Staying off your smartphone behind the wheel is an important step in preventing serious auto accidents. In response to this significant public health risk, Pennsylvania lawmakers are considering distracted driving laws for state motorists. Currently, Pennsylvania is one of the few neighboring states that allow drivers to talk on the phone while operating a motor vehicle.

Learn more about House Bill 37, which received approval from the Pennsylvania House of Representatives in early 2020 and is currently under review by the state Senate.

Provisions of the law

If the bill passes the Senate, the new law will bar Pennsylvania drivers from handheld cell phone use behind the wheel. Adult drivers can still use their devices with hands-free technology such as Bluetooth. However, the bill prohibits drivers younger than 18 from both wireless and handheld device use while driving and while behind the wheel of a stopped vehicle.

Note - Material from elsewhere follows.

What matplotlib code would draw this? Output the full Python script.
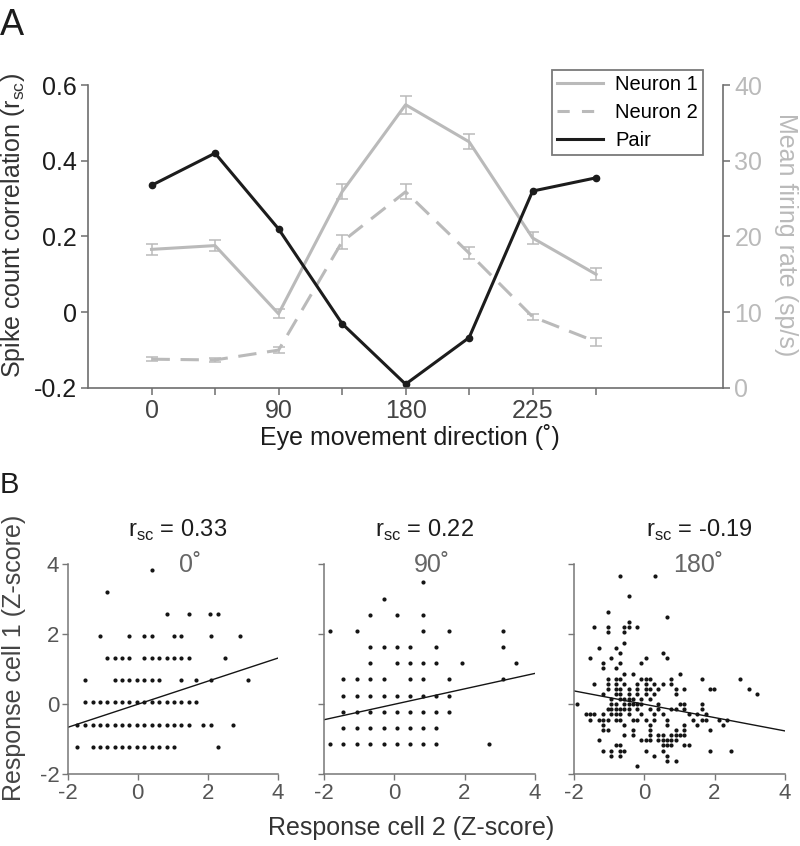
import matplotlib.pyplot as plt
import numpy as np
from matplotlib.lines import Line2D

plt.rcParams["font.family"] = ["Liberation Sans", "DejaVu Sans"]
plt.rcParams["axes.unicode_minus"] = False

LIGHT = "#bababa"
SPINE = "#6e6e6e"
DEG = "\u02da"

# Panel A: tuning curves and pair correlation vs direction
directions = [0, 45, 90, 135, 180, 225, 270, 315]
direction_labels = ["0", "", "90", "", "180", "", "225", ""]
pair_rsc = [0.335, 0.42, 0.22, -0.03, -0.19, -0.067, 0.32, 0.355]
neuron1_rate = [18.3, 18.8, 9.8, 25.9, 37.4, 32.5, 19.8, 15.0]
neuron1_sem = [0.7, 0.7, 0.6, 1.0, 1.2, 1.0, 0.8, 0.8]
neuron2_rate = [3.8, 3.7, 5.0, 19.3, 25.9, 17.8, 9.4, 6.1]
neuron2_sem = [0.3, 0.3, 0.4, 0.9, 1.0, 0.8, 0.4, 0.5]

# Panel B: z-scored responses, stored as (cell 1 level, [cell 2 values])
rows_0deg = [
    (3.84, [0.40]),
    (3.20, [-0.87]),
    (2.58, [0.82, 1.45, 2.07, 2.29]),
    (1.95, [-1.09, -0.24, 0.18, 0.40, 1.02, 1.24, 2.08, 2.92]),
    (1.31, [-0.87, -0.66, -0.45, -0.24, 0.18, 0.40, 0.61, 0.82, 1.02, 1.24, 1.45, 2.50]),
    (0.70, [-1.50, -0.66, -0.45, -0.24, -0.03, 0.18, 0.40, 0.61, 1.24, 1.66, 2.08, 3.13]),
    (0.06, [-1.50, -1.29, -1.08, -0.87, -0.66, -0.45, -0.24, -0.03, 0.18, 0.40, 0.61,
            0.82, 1.02, 1.24, 1.45, 1.66]),
    (-0.58, [-1.72, -1.50, -1.29, -1.08, -0.87, -0.66, -0.45, -0.24, -0.03, 0.18, 0.40,
             0.61, 0.82, 1.02, 1.24, 1.45, 1.87, 2.08, 2.71]),
    (-1.21, [-1.72, -1.29, -1.08, -0.87, -0.66, -0.45, -0.24, -0.03, 0.18, 0.40, 0.61,
             0.82, 1.02, 2.29]),
]
rows_90deg = [
    (3.48, [0.81]),
    (3.02, [-0.31]),
    (2.56, [-0.70, 0.07, 0.81]),
    (2.10, [-1.84, -1.08, 0.81, 1.57, 3.09]),
    (1.64, [-0.70, -0.31, 0.07, 0.44, 1.19, 3.09]),
    (1.17, [-0.70, 0.07, 0.44, 0.81, 1.19, 1.94, 3.47]),
    (0.71, [-1.46, -1.08, -0.70, -0.31, 0.44, 0.81, 1.57, 3.09]),
    (0.25, [-1.46, -1.08, -0.70, -0.31, 0.07, 0.44, 0.81, 1.19, 1.57]),
    (-0.21, [-1.46, -1.08, -0.70, -0.31, 0.07, 0.44, 0.81, 1.19, 1.57]),
    (-0.68, [-1.46, -1.08, -0.70, -0.31, 0.07, 0.44, 0.81, 1.19]),
    (-1.14, [-1.84, -1.46, -1.08, -0.70, -0.31, 0.07, 0.44, 0.81, 1.19, 2.70]),
]
rows_180deg = [
    (3.67, [-0.70, 0.29]),
    (3.09, [-0.45]),
    (2.64, [-1.05]),
    (2.49, [0.65]),
    (2.35, [-0.45]),
    (2.20, [-1.43, -1.05, -0.58, -0.45, -0.20]),
    (2.06, [-1.05, -0.58]),
    (1.76, [-0.58]),
    (1.61, [-1.30, -0.82]),
    (1.47, [-0.70, 0.53]),
    (1.31, [-1.55, -0.94, 0.04, 0.65]),
    (1.17, [-1.18, -0.70, -0.09]),
    (1.03, [-1.18, -0.82]),
    (0.87, [-0.58, -0.33, 1.02]),
    (0.72, [-1.05, -0.82, -0.70, -0.09, 0.04, 0.16, 0.76, 1.63, 2.72]),
    (0.58, [-1.43, -1.05, -0.82, -0.58, -0.20, 0.04, 0.28, 0.53, 0.76]),
    (0.44, [-1.05, -0.82, -0.70, -0.45, -0.20, 0.04, 0.16, 0.40, 0.91, 1.14, 1.87, 1.99, 2.97]),
    (0.29, [-1.18, -0.82, -0.70, -0.45, -0.20, 0.04, 0.28, 0.91, 3.21]),
    (0.14, [-0.94, -0.70, -0.58, -0.45, -0.33, -0.09, 0.16]),
    (0.00, [-1.93, -0.94, -0.82, -0.58, -0.45, -0.33, -0.20, -0.09, 0.40, 1.02, 1.14, 1.63]),
    (-0.14, [-1.05, -0.94, -0.82, -0.70, -0.58, -0.45, -0.20, 0.16, 0.40, 0.76, 0.91, 1.14, 1.63]),
    (-0.29, [-1.68, -1.55, -1.43, -1.18, -0.94, -0.82, -0.70, -0.45, -0.09, 0.28, 0.53,
             1.26, 1.51, 1.76]),
    (-0.45, [-1.55, -1.30, -1.18, -1.05, -0.82, -0.70, -0.33, -0.20, 0.04, 0.28, 0.65,
             1.38, 1.63, 1.76, 2.12, 2.36]),
    (-0.59, [-1.18, -0.58, 0.16, 0.65, 1.14, 1.51, 2.24]),
    (-0.73, [-1.18, -1.05, -0.33, 0.16, 0.91, 1.14, 1.87]),
    (-0.89, [-0.58, -0.33, 0.16, 0.40, 0.53, 0.76, 0.91, 1.02, 1.14]),
    (-1.03, [-1.30, -0.09, 0.04, 0.16, 0.40, 0.53, 0.65, 0.76, 0.91]),
    (-1.17, [-0.82, -0.70, 0.53, 0.65, 0.76, 1.14, 1.26]),
    (-1.33, [-1.18, -0.94, -0.70, -0.58, 0.04, 0.53, 1.87, 2.48]),
    (-1.48, [-0.94, -0.70, 0.28, 0.65]),
    (-1.61, [0.65, 0.91]),
    (-1.76, [-0.20]),
]
scatter_rows = [rows_0deg, rows_90deg, rows_180deg]
scatter_rsc = [0.33, 0.22, -0.19]
scatter_dirs = ["0", "90", "180"]
rsc_text_x = [0.524, 0.475, 0.595]
dir_text_x = [0.583, 0.511, 0.59]

fig = plt.figure(figsize=(8, 8.46), dpi=100)

# ---- Panel A ----
ax = fig.add_axes([0.11, 0.5414, 0.794, 0.3581])
ax_rate = ax.twinx()
ax.set_zorder(ax_rate.get_zorder() + 1)
ax.patch.set_visible(False)

ax_rate.errorbar(directions, neuron1_rate, yerr=neuron1_sem, color=LIGHT, lw=2.2,
                 ecolor=LIGHT, elinewidth=1.1, capsize=4, capthick=1.1)
line2, _, _ = ax_rate.errorbar(directions, neuron2_rate, yerr=neuron2_sem, color=LIGHT,
                               lw=2.2, ecolor=LIGHT, elinewidth=1.1, capsize=4, capthick=1.1)
line2.set_dashes((6, 3.5))
ax.plot(directions, pair_rsc, color="#1c1c1c", lw=2.2, marker="o", ms=4.5, clip_on=False)

ax.set_xlim(-45, 405)
ax.set_ylim(-0.2, 0.6)
ax_rate.set_ylim(0, 40)
ax.set_xticks(directions)
ax.set_xticklabels(direction_labels, color="#444444", fontsize=18)
ax.set_yticks([-0.2, 0, 0.2, 0.4, 0.6])
ax.set_yticklabels(["-0.2", "0", "0.2", "0.4", "0.6"], color="#1c1c1c", fontsize=18)
ax_rate.set_yticks([0, 10, 20, 30, 40])
ax_rate.set_yticklabels(["0", "10", "20", "30", "40"], color=LIGHT, fontsize=18)

for a in (ax, ax_rate):
    a.spines["top"].set_visible(False)
    for s in a.spines.values():
        s.set_color(SPINE)
        s.set_linewidth(1.2)
    a.tick_params(direction="out", length=5, width=1.1, color=SPINE, pad=3)
ax.spines["right"].set_visible(False)
ax_rate.spines["left"].set_visible(False)
ax_rate.spines["bottom"].set_visible(False)

fig.text(0.5125, 0.4835, f"Eye movement direction ({DEG})", ha="center", va="center",
         fontsize=18, color="#1c1c1c")
fig.text(0.016, 0.733, r"Spike count correlation (r$_{\mathregular{sc}}$)", rotation=90,
         ha="center", va="center", fontsize=18, color="#333333")
fig.text(0.9825, 0.723, "Mean firing rate (sp/s)", rotation=270, ha="center",
         va="center", fontsize=18, color=LIGHT)

handles = [
    Line2D([], [], color=LIGHT, lw=2.2),
    Line2D([], [], color=LIGHT, lw=2.2, dashes=(4, 4)),
    Line2D([], [], color="#1c1c1c", lw=2.2),
]
leg = ax.legend(handles, ["Neuron 1", "Neuron 2", "Pair"], loc="upper right",
                bbox_to_anchor=(0.879, 0.917), bbox_transform=fig.transFigure,
                fontsize=14.5, fancybox=False, framealpha=1, edgecolor="#7a7a7a",
                handlelength=2.3, labelspacing=0.45, borderpad=0.25, handletextpad=0.6,
                borderaxespad=0)
leg.get_frame().set_linewidth(1.3)

fig.text(0.0, 0.9586, "A", fontsize=26, va="baseline", color="#1c1c1c")

# ---- Panel B ----
x_line = np.array([-2, 4])
lefts = [0.0846, 0.4054, 0.7179]
for i, rows in enumerate(scatter_rows):
    bx = fig.add_axes([lefts[i], 0.0848, 0.2629, 0.2482])
    xs = [x for level, vals in rows for x in vals]
    ys = [level for level, vals in rows for _ in vals]
    bx.plot(xs, ys, "o", color="#151515", ms=3, mec="none", clip_on=False)
    bx.plot(x_line, scatter_rsc[i] * x_line, color="#151515", lw=1.0)
    bx.set_xlim(-2, 4)
    bx.set_ylim(-2, 4)
    bx.set_xticks([-2, 0, 2, 4])
    bx.set_yticks([-2, 0, 2, 4])
    bx.tick_params(direction="out", length=4, width=1, color="#777777",
                   labelsize=16, labelcolor="#555555", pad=2)
    if i > 0:
        bx.set_yticklabels([])
    for side in ("top", "right"):
        bx.spines[side].set_visible(False)
    for side in ("left", "bottom"):
        bx.spines[side].set_color("#777777")
        bx.spines[side].set_linewidth(1.1)
    bx.text(rsc_text_x[i], 1.131,
            r"r$_{\mathregular{sc}}$ = " + f"{scatter_rsc[i]:.2f}",
            transform=bx.transAxes, ha="center", va="baseline", fontsize=17,
            color="#1c1c1c")
    bx.text(dir_text_x[i], 0.963, scatter_dirs[i] + DEG, transform=bx.transAxes,
            ha="center", va="baseline", fontsize=18, color="#666666")

fig.text(0.514, 0.0213, "Response cell 2 (Z-score)", ha="center", va="center",
         fontsize=18, color="#333333")
fig.text(0.0175, 0.2222, "Response cell 1 (Z-score)", rotation=90, ha="center",
         va="center", fontsize=18, color="#444444")
fig.text(0.0, 0.4173, "B", fontsize=21, va="baseline", color="#1c1c1c")

fig.savefig("out.png", dpi=100)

Adult drivers may use their phones when safely stopped off the road, to navigate with GPS if the phone is on a docking station and to call first responders in an emergency. Cell phone use will constitute a secondary offense, which means drivers can only receive a citation if law enforcement stops them for a primary traffic offense, such as speeding. Currently, texting while driving is a primary offense in Pennsylvania, which would change under House Bill 37.

Penalties for distracted driving

Cell phone use behind the wheel in Pennsylvania may result in a fine up to $200. The current fine for texting while driving, which is against the law in the state, is $50.

Even though state law currently allows drivers to talk on a handheld device behind the wheel, doing so puts you and others on the road at risk for significant injury. According to data from the National Highway and Traffic Safety Administration, more than 2,800 distracted driving fatalities occurred across the United States in 2018 alone.